The afternoon reception followed the best American tradition - minus speeches. Fruit punch flowed from a lighted fountain set up in the gym, and guests nibbled cookies and talked. Attendance may have been somewhat reduced because of the playoff basket-ball game between the Washington Bullets and the Seattle, Sonics, but the enthusiasm wasn't.

Friends and colleagues, former mayors and councilmen pumped Harrell's hand and joked with him and told his wife Virginia that they would both be missed.

"Clay is the best town manager in the state," Shirley Martinelli said to an onlooker. "He put Vienna on the map."
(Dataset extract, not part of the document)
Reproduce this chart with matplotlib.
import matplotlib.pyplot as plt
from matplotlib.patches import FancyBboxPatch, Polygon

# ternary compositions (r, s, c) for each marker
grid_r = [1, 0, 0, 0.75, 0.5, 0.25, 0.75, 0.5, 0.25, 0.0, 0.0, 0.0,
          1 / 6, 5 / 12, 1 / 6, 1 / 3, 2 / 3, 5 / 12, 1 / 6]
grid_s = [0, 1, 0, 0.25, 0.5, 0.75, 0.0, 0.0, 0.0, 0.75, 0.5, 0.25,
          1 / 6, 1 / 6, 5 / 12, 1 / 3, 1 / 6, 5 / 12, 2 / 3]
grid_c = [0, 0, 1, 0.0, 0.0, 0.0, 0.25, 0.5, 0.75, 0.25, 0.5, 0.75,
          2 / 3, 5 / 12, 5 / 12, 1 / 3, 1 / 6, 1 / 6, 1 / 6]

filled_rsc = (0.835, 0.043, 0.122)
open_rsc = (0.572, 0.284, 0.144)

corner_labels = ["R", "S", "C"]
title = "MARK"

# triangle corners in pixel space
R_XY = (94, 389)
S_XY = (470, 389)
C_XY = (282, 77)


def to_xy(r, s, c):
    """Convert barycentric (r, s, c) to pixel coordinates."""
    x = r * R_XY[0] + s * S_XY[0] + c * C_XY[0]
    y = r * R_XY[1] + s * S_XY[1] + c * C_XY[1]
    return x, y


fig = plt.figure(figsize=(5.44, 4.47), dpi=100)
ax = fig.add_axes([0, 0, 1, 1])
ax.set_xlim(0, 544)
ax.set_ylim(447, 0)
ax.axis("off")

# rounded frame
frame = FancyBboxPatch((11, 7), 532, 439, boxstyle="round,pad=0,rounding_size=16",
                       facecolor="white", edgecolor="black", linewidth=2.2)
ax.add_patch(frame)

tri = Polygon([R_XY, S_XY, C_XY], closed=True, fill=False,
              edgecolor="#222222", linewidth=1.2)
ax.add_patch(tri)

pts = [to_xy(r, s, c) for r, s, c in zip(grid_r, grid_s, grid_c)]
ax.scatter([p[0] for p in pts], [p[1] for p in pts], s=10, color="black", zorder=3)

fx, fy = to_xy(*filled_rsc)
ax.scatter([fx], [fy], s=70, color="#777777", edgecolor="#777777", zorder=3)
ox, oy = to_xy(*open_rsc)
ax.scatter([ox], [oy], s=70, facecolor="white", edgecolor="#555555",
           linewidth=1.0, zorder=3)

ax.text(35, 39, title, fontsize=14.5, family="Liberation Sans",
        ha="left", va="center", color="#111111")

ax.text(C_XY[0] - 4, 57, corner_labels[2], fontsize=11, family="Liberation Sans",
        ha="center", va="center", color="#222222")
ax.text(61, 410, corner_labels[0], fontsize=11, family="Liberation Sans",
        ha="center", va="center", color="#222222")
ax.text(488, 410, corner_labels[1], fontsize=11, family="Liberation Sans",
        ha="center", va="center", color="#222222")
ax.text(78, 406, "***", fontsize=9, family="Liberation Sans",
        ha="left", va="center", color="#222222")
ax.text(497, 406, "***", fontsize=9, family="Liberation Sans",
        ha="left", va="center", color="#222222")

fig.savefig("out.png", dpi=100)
The climax to Harrell Day came at a dinner at Westwood Country Club where 180 guests showered tributes and affection on Harrell for "being not just a fine manager, but a fine human being." Eighteen groups, including the neighboring town of Herndon, presented awards, gifts and plaques to Harrell, and Assemblyman Wyatt Durrette returned from the GOP convention in Richmond to be the main speaker.

But the town manager was perhaps moved the most by the songs sung for him by his son and his dauther, Elizabeth.

Breckinridge Bentley, a former Army officer from the Chicago area, has been hired as Vienna's new manager. Meanwhile, Harrell will leave in July "to build a house in Oklahoma and to catch up on my fishing."